**Set task:** Quote the listing below in full and exactly as written, but omit every picture.

**Dataset extract:**
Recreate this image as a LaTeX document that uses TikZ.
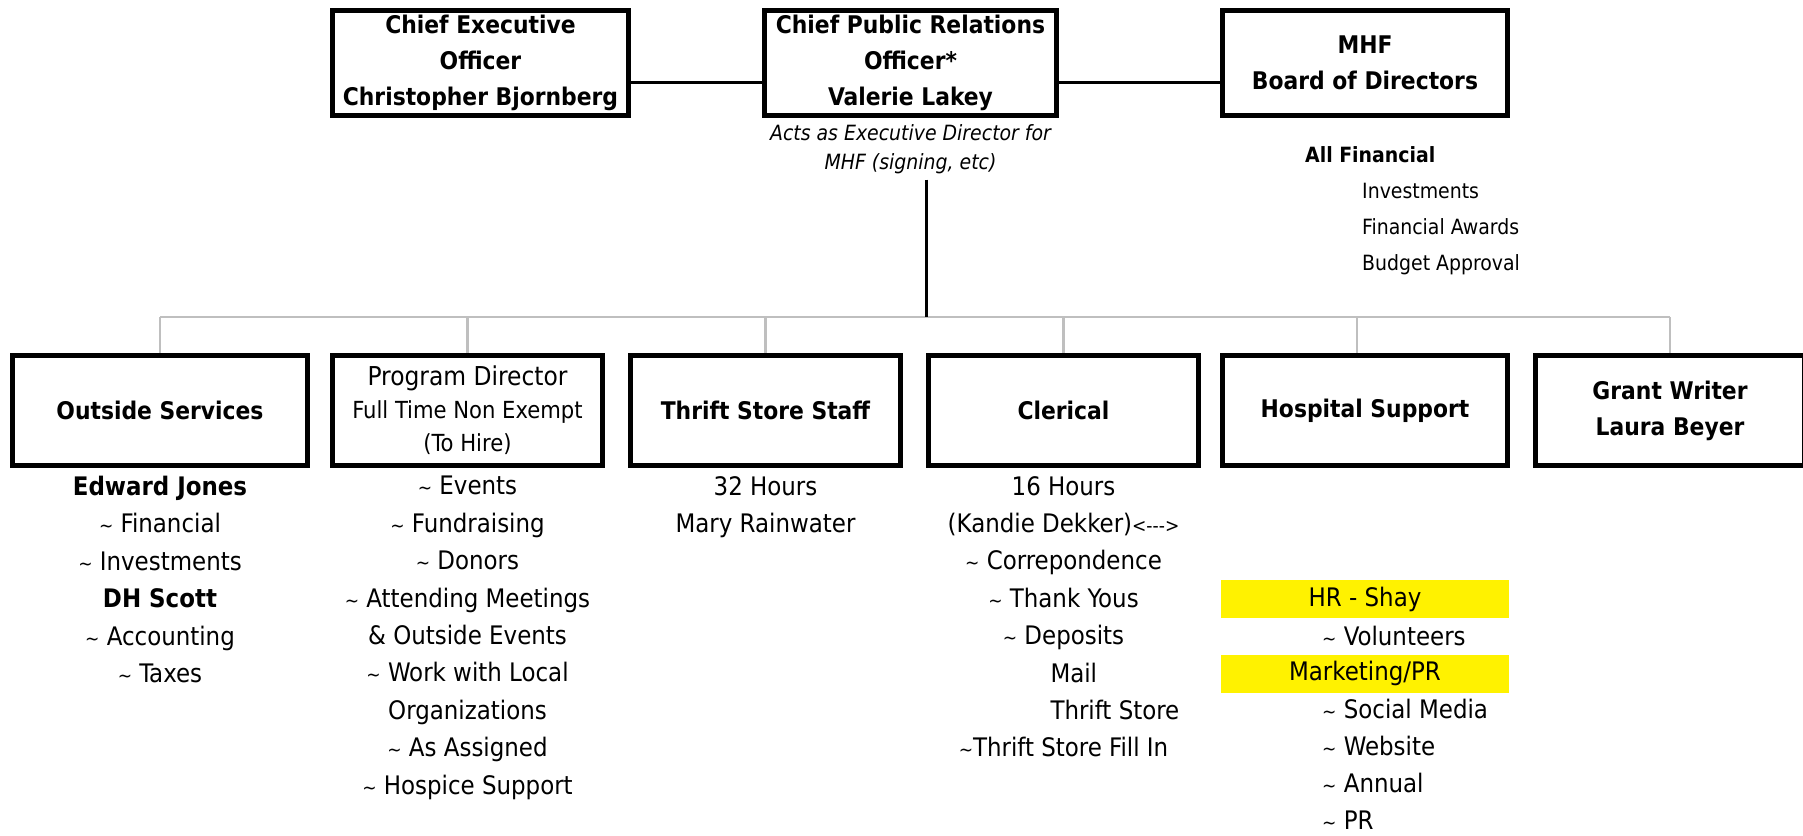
\documentclass[tikz,border=0pt]{standalone}
\usepackage{fontspec}
\setmainfont{DejaVu Sans Condensed}[BoldFont={DejaVu Sans Condensed Bold},ItalicFont={DejaVu Sans Condensed Oblique}]
\usepackage{tikz}
\usetikzlibrary{positioning}
\definecolor{busgray}{RGB}{191,191,191}
\newcommand{\chartfont}{\fontsize{25.5}{37.4}\selectfont}
\newcommand{\tild}{{\fontsize{19}{19}\selectfont\textasciitilde}}
\tikzset{
  head box/.style={draw,line width=5pt,inner sep=0pt,align=center,font=\fontsize{24.3}{36}\selectfont\bfseries,minimum height=105pt},
  unit box/.style={draw,line width=5pt,inner sep=0pt,align=center,font=\fontsize{24.3}{36}\selectfont\bfseries,minimum width=270pt,minimum height=110pt},
  duty list/.style={inner sep=0pt,align=center,font=\chartfont,anchor=north},
  hilite/.style={fill=yellow,inner sep=0pt,minimum width=288pt,minimum height=38pt,font=\chartfont},
  link/.style={line width=3pt},
  bus/.style={draw=busgray,line width=2.5pt}
}

\begin{document}
\begin{tikzpicture}[x=1pt,y=-1pt]
  \clip (0,0) rectangle (1803,835);
  % top row
  \node[head box,minimum width=296pt] (ceo) at (480.5,63) {Chief Executive\\Officer\\Christopher Bjornberg};
  \node[head box,minimum width=292pt] (cpro) at (910.5,63) {Chief Public Relations\\Officer*\\Valerie Lakey};
  \node[head box,minimum width=285pt] (board) at (1365,63) {MHF\\Board of Directors};
  \node[below=6pt of cpro,align=center,inner sep=0pt,font=\fontsize{21}{29}\selectfont\itshape] (note) {Acts as Executive Director for\\MHF (signing, etc)};
  \node[anchor=north west,align=left,inner sep=0pt,font=\fontsize{21}{36}\selectfont] (fin) at (1305,146)
    {\textbf{All Financial}\\\hspace*{57pt}Investments\\\hspace*{57pt}Financial Awards\\\hspace*{57pt}Budget Approval};
  \draw[link] ([yshift=-19pt]ceo.east) -- ([yshift=-19pt]cpro.west);
  \draw[link] ([yshift=-19pt]cpro.east) -- ([yshift=-19pt]board.west);

  % second row
  \node[unit box,minimum width=295pt] (outside) at (160,410.5) {Outside Services};
  \node[unit box,font=\fontsize{23.5}{33}\selectfont] (prog) at (467.5,410.5)
    {{\fontsize{26}{30}\selectfont Program Director}\\Full Time Non Exempt\\(To Hire)};
  \node[unit box] (thrift) at (765.5,410.5) {Thrift Store Staff};
  \node[unit box] (clerical) at (1063.5,410.5) {Clerical};
  \node[unit box,minimum width=285pt] (hosp) at (1365,410.5) {Hospital Support};
  \node[unit box,minimum width=269pt] (grant) at (1670,410.5) {Grant Writer\\Laura Beyer};

  \coordinate (hub) at (926,317);
  \draw[bus] (outside.north |- hub) -- (grant.north |- hub);
  \foreach \u in {outside,prog,thrift,clerical,grant}
    \draw[bus] (\u.north |- hub) -- (\u.north);
  \draw[bus] ([xshift=-8pt]hosp.north |- hub) -- ([xshift=-8pt]hosp.north);
  \draw[link,shorten <=6pt] (hub |- note.south) -- (hub);

  % duties
  \node[duty list] (outlist) at ([yshift=-8pt]outside.south)
    {\textbf{Edward Jones}\\\tild{} Financial\\\tild{} Investments\\\textbf{DH Scott}\\\tild{} Accounting\\\tild{} Taxes};
  \node[duty list] (proglist) at ([yshift=-8pt]prog.south)
    {\tild{} Events\\\tild{} Fundraising\\\tild{} Donors\\\tild{} Attending Meetings\\\& Outside Events\\\tild{} Work with Local\\Organizations\\\tild{} As Assigned\\\tild{} Hospice Support};
  \node[duty list] (thriftlist) at ([yshift=-8pt]thrift.south) {32 Hours\\Mary Rainwater};
  \node[duty list] (clerlist) at ([yshift=-8pt]clerical.south)
    {16 Hours\\(Kandie Dekker){\fontsize{19}{20}\selectfont<-{}-{}->}\\\tild{} Correpondence\\\tild{} Thank Yous\\\tild{} Deposits\\\makebox[26pt][l]{Mail}\\\makebox[26pt][l]{Thrift Store}\\\tild{}Thrift Store Fill In};
  \node[hilite,below=112pt of hosp] (hr) {HR - Shay};
  \node[duty list,anchor=north west] (vol) at (1322,626) {\tild{} Volunteers};
  \node[hilite,below=36pt of hr] (mkt) {Marketing/PR};
  \node[duty list,anchor=north west,align=left,font=\fontsize{25.5}{37}\selectfont] (mktlist) at (1322,699)
    {\tild{} Social Media\\\tild{} Website\\\tild{} Annual\\\tild{} PR};
\end{tikzpicture}
\end{document}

**Answer to the problem:**
Recreate this image as a LaTeX document that uses TikZ.
\documentclass[tikz,border=0pt]{standalone}
\usepackage{fontspec}
\setmainfont{DejaVu Sans Condensed}[BoldFont={DejaVu Sans Condensed Bold},ItalicFont={DejaVu Sans Condensed Oblique}]
\usepackage{tikz}
\usetikzlibrary{positioning}
\definecolor{busgray}{RGB}{191,191,191}
\newcommand{\chartfont}{\fontsize{25.5}{37.4}\selectfont}
\newcommand{\tild}{{\fontsize{19}{19}\selectfont\textasciitilde}}
\tikzset{
  head box/.style={draw,line width=5pt,inner sep=0pt,align=center,font=\fontsize{24.3}{36}\selectfont\bfseries,minimum height=105pt},
  unit box/.style={draw,line width=5pt,inner sep=0pt,align=center,font=\fontsize{24.3}{36}\selectfont\bfseries,minimum width=270pt,minimum height=110pt},
  duty list/.style={inner sep=0pt,align=center,font=\chartfont,anchor=north},
  hilite/.style={fill=yellow,inner sep=0pt,minimum width=288pt,minimum height=38pt,font=\chartfont},
  link/.style={line width=3pt},
  bus/.style={draw=busgray,line width=2.5pt}
}

\begin{document}
\begin{tikzpicture}[x=1pt,y=-1pt]
  \clip (0,0) rectangle (1803,835);
  % top row
  \node[head box,minimum width=296pt] (ceo) at (480.5,63) {Chief Executive\\Officer\\Christopher Bjornberg};
  \node[head box,minimum width=292pt] (cpro) at (910.5,63) {Chief Public Relations\\Officer*\\Valerie Lakey};
  \node[head box,minimum width=285pt] (board) at (1365,63) {MHF\\Board of Directors};
  \node[below=6pt of cpro,align=center,inner sep=0pt,font=\fontsize{21}{29}\selectfont\itshape] (note) {Acts as Executive Director for\\MHF (signing, etc)};
  \node[anchor=north west,align=left,inner sep=0pt,font=\fontsize{21}{36}\selectfont] (fin) at (1305,146)
    {\textbf{All Financial}\\\hspace*{57pt}Investments\\\hspace*{57pt}Financial Awards\\\hspace*{57pt}Budget Approval};
  \draw[link] ([yshift=-19pt]ceo.east) -- ([yshift=-19pt]cpro.west);
  \draw[link] ([yshift=-19pt]cpro.east) -- ([yshift=-19pt]board.west);

  % second row
  \node[unit box,minimum width=295pt] (outside) at (160,410.5) {Outside Services};
  \node[unit box,font=\fontsize{23.5}{33}\selectfont] (prog) at (467.5,410.5)
    {{\fontsize{26}{30}\selectfont Program Director}\\Full Time Non Exempt\\(To Hire)};
  \node[unit box] (thrift) at (765.5,410.5) {Thrift Store Staff};
  \node[unit box] (clerical) at (1063.5,410.5) {Clerical};
  \node[unit box,minimum width=285pt] (hosp) at (1365,410.5) {Hospital Support};
  \node[unit box,minimum width=269pt] (grant) at (1670,410.5) {Grant Writer\\Laura Beyer};

  \coordinate (hub) at (926,317);
  \draw[bus] (outside.north |- hub) -- (grant.north |- hub);
  \foreach \u in {outside,prog,thrift,clerical,grant}
    \draw[bus] (\u.north |- hub) -- (\u.north);
  \draw[bus] ([xshift=-8pt]hosp.north |- hub) -- ([xshift=-8pt]hosp.north);
  \draw[link,shorten <=6pt] (hub |- note.south) -- (hub);

  % duties
  \node[duty list] (outlist) at ([yshift=-8pt]outside.south)
    {\textbf{Edward Jones}\\\tild{} Financial\\\tild{} Investments\\\textbf{DH Scott}\\\tild{} Accounting\\\tild{} Taxes};
  \node[duty list] (proglist) at ([yshift=-8pt]prog.south)
    {\tild{} Events\\\tild{} Fundraising\\\tild{} Donors\\\tild{} Attending Meetings\\\& Outside Events\\\tild{} Work with Local\\Organizations\\\tild{} As Assigned\\\tild{} Hospice Support};
  \node[duty list] (thriftlist) at ([yshift=-8pt]thrift.south) {32 Hours\\Mary Rainwater};
  \node[duty list] (clerlist) at ([yshift=-8pt]clerical.south)
    {16 Hours\\(Kandie Dekker){\fontsize{19}{20}\selectfont<-{}-{}->}\\\tild{} Correpondence\\\tild{} Thank Yous\\\tild{} Deposits\\\makebox[26pt][l]{Mail}\\\makebox[26pt][l]{Thrift Store}\\\tild{}Thrift Store Fill In};
  \node[hilite,below=112pt of hosp] (hr) {HR - Shay};
  \node[duty list,anchor=north west] (vol) at (1322,626) {\tild{} Volunteers};
  \node[hilite,below=36pt of hr] (mkt) {Marketing/PR};
  \node[duty list,anchor=north west,align=left,font=\fontsize{25.5}{37}\selectfont] (mktlist) at (1322,699)
    {\tild{} Social Media\\\tild{} Website\\\tild{} Annual\\\tild{} PR};
\end{tikzpicture}
\end{document}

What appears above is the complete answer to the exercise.